**WHAT TO DO:**
Where a line contains the string "with", copy that line.

+++ SOURCE DATA

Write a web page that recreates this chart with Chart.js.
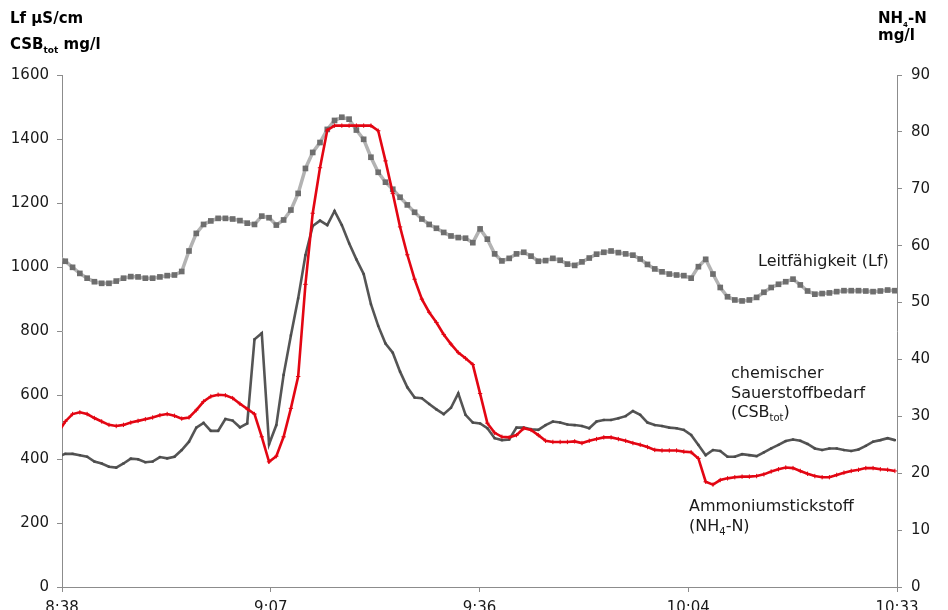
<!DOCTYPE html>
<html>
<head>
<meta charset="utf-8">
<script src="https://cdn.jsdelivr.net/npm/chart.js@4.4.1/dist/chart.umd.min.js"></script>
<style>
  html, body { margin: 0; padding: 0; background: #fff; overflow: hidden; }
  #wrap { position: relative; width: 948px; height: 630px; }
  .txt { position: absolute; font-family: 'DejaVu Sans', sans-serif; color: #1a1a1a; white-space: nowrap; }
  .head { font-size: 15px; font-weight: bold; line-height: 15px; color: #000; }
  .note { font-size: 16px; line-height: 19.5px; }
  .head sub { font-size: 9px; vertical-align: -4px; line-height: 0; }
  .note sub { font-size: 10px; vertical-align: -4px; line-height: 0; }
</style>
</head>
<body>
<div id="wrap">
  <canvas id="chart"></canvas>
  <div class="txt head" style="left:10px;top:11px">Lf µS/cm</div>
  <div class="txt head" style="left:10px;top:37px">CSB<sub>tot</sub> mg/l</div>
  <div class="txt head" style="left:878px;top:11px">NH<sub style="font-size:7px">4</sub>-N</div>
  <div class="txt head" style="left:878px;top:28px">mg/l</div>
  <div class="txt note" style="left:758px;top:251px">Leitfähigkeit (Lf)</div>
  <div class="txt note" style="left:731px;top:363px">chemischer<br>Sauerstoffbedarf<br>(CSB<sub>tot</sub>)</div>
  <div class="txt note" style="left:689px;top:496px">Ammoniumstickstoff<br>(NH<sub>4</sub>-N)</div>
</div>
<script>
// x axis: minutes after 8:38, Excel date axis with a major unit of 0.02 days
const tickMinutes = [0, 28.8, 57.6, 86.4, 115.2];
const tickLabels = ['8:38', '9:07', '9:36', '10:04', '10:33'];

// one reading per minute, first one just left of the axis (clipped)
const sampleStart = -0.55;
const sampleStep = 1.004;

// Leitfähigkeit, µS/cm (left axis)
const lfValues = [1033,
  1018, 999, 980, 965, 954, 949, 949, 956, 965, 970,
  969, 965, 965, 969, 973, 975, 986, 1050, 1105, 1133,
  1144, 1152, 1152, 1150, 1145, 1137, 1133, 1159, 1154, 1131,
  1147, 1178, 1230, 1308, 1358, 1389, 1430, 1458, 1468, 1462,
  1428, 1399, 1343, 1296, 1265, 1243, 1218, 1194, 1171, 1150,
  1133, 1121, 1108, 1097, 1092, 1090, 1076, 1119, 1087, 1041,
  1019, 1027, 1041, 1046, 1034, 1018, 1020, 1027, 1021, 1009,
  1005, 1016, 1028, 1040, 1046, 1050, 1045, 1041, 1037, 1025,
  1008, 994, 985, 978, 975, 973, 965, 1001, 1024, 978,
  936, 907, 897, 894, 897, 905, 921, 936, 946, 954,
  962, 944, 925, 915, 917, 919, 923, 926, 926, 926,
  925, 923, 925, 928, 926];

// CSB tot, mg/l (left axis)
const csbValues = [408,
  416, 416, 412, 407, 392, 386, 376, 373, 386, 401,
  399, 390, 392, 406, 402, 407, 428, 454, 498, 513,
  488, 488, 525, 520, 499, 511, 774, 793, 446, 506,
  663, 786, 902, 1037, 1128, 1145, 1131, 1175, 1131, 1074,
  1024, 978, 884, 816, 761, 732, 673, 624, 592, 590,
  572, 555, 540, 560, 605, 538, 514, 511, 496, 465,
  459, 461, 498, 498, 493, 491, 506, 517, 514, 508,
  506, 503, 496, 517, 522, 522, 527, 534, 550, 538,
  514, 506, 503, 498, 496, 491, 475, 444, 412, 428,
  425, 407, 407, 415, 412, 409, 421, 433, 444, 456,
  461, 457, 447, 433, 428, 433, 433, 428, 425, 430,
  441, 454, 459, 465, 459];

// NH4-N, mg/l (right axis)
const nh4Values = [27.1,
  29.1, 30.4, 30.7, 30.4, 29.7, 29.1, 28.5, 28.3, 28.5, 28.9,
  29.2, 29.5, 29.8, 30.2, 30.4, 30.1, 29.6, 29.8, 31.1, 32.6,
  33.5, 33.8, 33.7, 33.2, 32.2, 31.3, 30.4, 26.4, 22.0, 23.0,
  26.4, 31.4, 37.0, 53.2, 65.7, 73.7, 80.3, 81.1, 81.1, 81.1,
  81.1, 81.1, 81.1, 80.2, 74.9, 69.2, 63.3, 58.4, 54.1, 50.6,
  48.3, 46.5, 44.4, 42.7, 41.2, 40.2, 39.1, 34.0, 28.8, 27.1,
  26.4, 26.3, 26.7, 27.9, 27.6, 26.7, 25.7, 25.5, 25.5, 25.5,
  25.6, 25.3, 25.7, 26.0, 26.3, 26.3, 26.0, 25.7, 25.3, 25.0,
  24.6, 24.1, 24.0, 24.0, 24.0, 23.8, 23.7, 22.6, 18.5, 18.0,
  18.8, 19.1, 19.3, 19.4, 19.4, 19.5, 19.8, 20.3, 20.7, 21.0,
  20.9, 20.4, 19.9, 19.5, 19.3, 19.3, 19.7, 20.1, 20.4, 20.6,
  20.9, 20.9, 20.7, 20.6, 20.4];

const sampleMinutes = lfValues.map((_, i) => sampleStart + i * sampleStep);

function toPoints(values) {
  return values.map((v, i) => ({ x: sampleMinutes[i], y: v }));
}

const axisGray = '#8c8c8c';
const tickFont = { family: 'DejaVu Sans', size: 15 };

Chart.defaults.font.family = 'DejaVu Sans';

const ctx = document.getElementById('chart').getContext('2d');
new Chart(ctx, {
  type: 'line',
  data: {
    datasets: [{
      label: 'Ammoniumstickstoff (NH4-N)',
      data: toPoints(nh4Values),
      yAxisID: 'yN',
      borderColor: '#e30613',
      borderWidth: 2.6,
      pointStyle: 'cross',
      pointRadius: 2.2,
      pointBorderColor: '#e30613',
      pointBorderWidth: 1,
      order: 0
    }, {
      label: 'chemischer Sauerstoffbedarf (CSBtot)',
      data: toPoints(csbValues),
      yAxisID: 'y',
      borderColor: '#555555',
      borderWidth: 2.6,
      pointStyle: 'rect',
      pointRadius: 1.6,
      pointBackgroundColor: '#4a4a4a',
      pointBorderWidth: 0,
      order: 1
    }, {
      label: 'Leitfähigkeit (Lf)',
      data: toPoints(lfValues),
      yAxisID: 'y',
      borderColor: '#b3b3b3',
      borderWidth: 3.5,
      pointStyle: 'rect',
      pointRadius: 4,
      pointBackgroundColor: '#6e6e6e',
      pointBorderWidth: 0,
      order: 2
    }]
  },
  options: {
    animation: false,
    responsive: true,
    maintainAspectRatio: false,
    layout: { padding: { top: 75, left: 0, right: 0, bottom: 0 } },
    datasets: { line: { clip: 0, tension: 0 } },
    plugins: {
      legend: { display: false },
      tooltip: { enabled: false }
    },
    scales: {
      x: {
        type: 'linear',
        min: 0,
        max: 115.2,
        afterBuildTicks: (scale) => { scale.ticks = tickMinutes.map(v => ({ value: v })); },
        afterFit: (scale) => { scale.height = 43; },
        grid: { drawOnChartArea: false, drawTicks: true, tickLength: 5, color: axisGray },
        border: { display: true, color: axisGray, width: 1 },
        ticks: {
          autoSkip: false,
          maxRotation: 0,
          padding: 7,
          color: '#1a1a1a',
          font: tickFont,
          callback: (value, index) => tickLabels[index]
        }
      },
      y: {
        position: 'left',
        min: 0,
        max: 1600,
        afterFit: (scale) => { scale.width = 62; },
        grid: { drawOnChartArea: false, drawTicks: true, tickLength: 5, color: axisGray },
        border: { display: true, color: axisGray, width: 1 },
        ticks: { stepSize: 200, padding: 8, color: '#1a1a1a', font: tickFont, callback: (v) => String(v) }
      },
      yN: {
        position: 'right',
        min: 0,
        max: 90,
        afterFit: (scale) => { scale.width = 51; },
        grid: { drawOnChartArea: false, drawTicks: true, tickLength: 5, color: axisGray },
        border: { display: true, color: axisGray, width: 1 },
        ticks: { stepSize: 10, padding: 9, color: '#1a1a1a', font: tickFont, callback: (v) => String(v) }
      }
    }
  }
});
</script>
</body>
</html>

++++++

**RESULT:**
Write a web page that recreates this chart with Chart.js.
// x axis: minutes after 8:38, Excel date axis with a major unit of 0.02 days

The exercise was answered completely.